Bryan, it turned out, was a gay ex-ballet dancer. He was also articulate, personable, and friendly. He didn’t cook, but he was very helpful with the guests, especially the ones who were “high maintenance,” and he could really clean—in fact, he was slightly obsessive compulsive, and would spend hours cleaning the toilets and polishing up the handles on everything. He loved doing it, and when he was done the bathrooms glistened.

Thank God Bryan was there the day Madam Capriani, the opera diva checked in.He had been working for me for a while by this time, and he knew the ropes and could handle demanding and eccentric guests.  Besides, he was pretty eccentric himself. She was a little too much drama for me. Every negative thing I knew or had ever heard about artistic personalities and divas applied to her case. First of all, she was almost totally helpless. She would call down to the kitchen and interrupt whatever Bryan was doing. It was always an emergency. By the time she left, he was as happy to see her go as I was.

The longer I was in business, the more I came to depend on Bryan whenever there was a guest who was a little difficult to handle. He was with me for six years. During that time we became good friends, I met his family and attended many of his dance performances. He was one of my best housekeepers.

 #1 Margie

I found my first assistant on the streets of “Old Louisville.” She was loading up her car in front of one of the beautiful old Victorian houses a couple streets over from me. I almost drove right past, but when I noticed her cleaning supplies, I slammed on the brakes just in time to catch her before she drove away.

Margie was a tall, healthy-looking redhead with freckles all over her face. Her curly hair was pulled back and fastened at the nape of her neck with a barrette. She was wearing cargo pants, a T-shirt, and a dark blue work apron with pockets all across the front. She was friendly and agile. I thought she would make a great assistant in a bed and breakfast, so I interviewed her right there on the street and asked her to come for a trial run the next day.

Margie was exceptional at house cleaning, and she even brought her own cleaning supplies, including rags, with her.
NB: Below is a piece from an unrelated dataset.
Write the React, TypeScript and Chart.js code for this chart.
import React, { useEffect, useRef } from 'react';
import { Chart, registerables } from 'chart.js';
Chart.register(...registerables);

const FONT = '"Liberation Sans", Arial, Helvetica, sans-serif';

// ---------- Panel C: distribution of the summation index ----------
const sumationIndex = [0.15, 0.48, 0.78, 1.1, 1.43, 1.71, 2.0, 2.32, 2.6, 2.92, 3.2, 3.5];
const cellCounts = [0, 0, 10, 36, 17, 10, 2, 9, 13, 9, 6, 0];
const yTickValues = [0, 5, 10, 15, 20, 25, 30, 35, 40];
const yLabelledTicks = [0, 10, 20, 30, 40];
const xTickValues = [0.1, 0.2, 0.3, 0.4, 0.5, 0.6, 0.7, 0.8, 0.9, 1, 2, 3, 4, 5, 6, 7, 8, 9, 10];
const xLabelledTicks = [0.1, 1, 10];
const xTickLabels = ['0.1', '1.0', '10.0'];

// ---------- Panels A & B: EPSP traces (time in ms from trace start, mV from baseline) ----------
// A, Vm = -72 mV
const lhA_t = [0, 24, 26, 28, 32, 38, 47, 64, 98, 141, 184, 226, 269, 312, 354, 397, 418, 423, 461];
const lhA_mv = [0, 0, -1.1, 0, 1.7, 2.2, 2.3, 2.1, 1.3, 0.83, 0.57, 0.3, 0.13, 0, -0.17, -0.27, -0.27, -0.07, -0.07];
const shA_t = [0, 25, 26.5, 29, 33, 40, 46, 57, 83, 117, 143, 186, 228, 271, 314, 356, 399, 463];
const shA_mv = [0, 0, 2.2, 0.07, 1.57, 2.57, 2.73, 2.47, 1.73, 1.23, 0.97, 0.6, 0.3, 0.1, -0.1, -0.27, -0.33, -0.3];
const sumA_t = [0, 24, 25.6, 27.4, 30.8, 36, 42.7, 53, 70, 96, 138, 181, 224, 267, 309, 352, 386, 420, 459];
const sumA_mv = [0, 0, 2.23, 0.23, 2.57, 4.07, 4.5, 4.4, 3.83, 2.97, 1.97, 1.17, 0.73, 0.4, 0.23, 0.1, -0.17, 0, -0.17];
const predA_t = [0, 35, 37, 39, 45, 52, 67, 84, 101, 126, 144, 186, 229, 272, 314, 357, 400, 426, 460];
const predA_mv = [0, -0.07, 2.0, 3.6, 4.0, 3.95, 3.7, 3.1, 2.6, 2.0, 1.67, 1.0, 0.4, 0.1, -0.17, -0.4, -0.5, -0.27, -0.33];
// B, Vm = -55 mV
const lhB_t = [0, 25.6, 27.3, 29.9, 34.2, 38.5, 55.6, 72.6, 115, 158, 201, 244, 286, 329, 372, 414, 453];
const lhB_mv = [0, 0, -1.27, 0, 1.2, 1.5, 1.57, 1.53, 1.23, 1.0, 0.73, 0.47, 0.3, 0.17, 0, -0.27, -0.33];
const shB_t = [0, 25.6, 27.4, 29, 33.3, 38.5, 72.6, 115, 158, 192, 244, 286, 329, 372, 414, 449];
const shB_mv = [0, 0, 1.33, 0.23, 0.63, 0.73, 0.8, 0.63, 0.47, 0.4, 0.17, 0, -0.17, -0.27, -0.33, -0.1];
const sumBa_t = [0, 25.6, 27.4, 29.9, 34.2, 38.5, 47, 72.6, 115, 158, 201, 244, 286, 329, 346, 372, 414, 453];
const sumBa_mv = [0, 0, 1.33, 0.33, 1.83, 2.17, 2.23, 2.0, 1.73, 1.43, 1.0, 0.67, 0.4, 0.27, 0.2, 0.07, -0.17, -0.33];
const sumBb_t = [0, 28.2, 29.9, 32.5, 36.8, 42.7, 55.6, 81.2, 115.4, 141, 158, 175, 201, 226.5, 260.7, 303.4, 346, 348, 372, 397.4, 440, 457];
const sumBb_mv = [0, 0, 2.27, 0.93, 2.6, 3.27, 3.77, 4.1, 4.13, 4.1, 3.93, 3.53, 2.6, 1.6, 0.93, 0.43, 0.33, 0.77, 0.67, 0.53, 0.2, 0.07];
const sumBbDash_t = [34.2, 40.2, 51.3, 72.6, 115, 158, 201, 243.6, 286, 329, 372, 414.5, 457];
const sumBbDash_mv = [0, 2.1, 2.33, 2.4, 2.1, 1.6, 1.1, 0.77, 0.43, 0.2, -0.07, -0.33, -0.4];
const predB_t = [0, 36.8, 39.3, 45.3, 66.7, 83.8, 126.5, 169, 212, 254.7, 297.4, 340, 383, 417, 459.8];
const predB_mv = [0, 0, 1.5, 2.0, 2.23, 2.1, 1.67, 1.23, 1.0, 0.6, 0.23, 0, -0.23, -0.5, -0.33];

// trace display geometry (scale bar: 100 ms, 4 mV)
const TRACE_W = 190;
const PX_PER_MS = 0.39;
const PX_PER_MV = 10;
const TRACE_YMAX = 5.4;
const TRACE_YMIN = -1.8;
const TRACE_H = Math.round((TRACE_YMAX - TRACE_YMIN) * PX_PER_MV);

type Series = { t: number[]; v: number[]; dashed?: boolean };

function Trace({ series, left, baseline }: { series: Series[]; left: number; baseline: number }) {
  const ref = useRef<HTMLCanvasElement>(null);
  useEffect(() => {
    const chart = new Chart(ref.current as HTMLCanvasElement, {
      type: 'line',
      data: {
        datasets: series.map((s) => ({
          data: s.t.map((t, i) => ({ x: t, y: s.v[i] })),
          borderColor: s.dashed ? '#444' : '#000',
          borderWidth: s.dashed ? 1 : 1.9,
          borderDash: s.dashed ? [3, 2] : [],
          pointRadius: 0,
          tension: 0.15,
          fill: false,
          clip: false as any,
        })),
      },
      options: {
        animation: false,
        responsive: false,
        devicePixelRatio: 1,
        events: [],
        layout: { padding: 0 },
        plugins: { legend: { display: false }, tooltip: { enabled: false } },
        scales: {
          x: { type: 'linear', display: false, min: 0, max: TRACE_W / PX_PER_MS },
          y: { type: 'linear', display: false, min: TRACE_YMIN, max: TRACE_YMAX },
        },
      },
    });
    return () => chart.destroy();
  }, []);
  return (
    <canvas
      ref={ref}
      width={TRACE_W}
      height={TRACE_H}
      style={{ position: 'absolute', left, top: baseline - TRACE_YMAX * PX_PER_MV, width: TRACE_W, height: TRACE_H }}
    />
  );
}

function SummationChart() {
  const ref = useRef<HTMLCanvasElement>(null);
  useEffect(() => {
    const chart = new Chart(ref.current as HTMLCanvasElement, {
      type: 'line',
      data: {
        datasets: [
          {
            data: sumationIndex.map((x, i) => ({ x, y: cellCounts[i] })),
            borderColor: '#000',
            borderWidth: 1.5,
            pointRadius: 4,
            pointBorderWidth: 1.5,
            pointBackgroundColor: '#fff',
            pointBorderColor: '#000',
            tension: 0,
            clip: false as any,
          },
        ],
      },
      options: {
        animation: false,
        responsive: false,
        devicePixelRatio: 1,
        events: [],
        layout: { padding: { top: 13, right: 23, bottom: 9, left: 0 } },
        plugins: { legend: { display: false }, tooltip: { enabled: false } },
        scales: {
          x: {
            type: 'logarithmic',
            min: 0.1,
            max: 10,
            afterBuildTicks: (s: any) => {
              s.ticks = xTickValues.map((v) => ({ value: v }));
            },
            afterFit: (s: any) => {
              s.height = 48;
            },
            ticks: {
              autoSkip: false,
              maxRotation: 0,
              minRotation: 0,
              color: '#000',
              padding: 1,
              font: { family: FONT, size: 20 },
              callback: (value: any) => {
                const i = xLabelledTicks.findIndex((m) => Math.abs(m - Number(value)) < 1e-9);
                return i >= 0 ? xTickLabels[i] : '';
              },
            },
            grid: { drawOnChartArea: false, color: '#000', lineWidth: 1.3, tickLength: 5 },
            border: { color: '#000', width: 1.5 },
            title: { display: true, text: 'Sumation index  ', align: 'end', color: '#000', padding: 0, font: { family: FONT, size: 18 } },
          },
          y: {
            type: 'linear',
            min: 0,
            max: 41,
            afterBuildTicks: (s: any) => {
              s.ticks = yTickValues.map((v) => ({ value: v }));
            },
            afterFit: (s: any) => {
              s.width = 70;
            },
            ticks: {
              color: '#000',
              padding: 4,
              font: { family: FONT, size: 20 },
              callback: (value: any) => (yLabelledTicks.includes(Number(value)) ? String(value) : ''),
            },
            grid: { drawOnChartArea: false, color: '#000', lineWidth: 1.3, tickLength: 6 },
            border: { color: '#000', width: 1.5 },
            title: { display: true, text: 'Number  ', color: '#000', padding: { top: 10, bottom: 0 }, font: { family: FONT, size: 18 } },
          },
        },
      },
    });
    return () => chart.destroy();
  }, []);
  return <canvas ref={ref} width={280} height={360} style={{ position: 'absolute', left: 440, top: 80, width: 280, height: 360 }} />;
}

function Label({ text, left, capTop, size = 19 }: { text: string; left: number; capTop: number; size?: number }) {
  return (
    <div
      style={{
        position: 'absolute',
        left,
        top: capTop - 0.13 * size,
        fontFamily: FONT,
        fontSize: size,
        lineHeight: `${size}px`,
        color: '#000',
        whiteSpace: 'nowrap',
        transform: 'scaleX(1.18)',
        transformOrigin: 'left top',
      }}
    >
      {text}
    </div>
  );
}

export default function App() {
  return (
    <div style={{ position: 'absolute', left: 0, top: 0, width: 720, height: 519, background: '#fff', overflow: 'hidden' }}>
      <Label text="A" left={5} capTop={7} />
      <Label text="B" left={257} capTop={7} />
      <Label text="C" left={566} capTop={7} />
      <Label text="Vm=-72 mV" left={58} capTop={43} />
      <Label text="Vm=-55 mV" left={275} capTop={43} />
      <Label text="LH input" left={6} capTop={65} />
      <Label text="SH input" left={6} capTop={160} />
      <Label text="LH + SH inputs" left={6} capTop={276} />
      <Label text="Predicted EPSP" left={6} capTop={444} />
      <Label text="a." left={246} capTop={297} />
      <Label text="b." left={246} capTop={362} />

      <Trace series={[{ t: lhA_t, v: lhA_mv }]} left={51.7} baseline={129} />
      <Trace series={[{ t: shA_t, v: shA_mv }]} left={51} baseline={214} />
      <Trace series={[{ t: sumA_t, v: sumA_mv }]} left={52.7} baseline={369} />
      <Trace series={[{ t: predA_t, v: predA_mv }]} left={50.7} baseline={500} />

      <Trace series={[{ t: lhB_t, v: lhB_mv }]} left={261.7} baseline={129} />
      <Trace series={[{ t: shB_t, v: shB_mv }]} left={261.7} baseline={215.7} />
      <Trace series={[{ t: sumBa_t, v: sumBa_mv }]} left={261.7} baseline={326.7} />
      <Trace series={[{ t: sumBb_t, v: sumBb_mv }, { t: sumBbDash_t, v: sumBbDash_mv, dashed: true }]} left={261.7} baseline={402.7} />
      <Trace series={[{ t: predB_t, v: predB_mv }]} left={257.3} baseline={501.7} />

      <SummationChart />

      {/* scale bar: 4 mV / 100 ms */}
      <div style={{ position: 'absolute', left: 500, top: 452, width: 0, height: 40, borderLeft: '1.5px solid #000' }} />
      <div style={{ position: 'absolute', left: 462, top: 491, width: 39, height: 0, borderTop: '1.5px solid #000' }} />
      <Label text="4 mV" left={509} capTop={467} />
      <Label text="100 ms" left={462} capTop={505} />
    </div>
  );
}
She knew all about the best cleaning products, how to get spots out of anything, and how to iron. When she showed up at the inn the next day I hired her right on the spot, without further interview or references, although she offered to bring them. And that first year and a half was perfect. For the first time since I’d been in business, I was able to take a few weekends off while Margie inn-sat.

One weekend, I went to Chicago to visit my oldest daughter for three days. A day or two after I returned, I was doing a routine review of my checking account when I noticed I was five hundred dollars short. I went through my checkbook and saw that the very last check was missing. I called my bank and was told that the check had been cashed at a Kroger grocery store near me. They sent me a copy, and I saw that Margie had forged my signature. The bank took responsibility and put the five hundred dollars back into my account immediately. Kroger confronted Margie, and she admitted she’d forged the check. Both Kroger and my bank prosecuted her.

Of course, I fired Margie. After a little investigating and a few conversations with her mother, I found out she had been on crack cocaine for months. She had stolen food and other items from two other innkeepers. Eventually, she ended up in jail. It was such a shame; she was a nice girl who, it seems, simply got mixed up with the wrong people. And, even worse, she had two little children.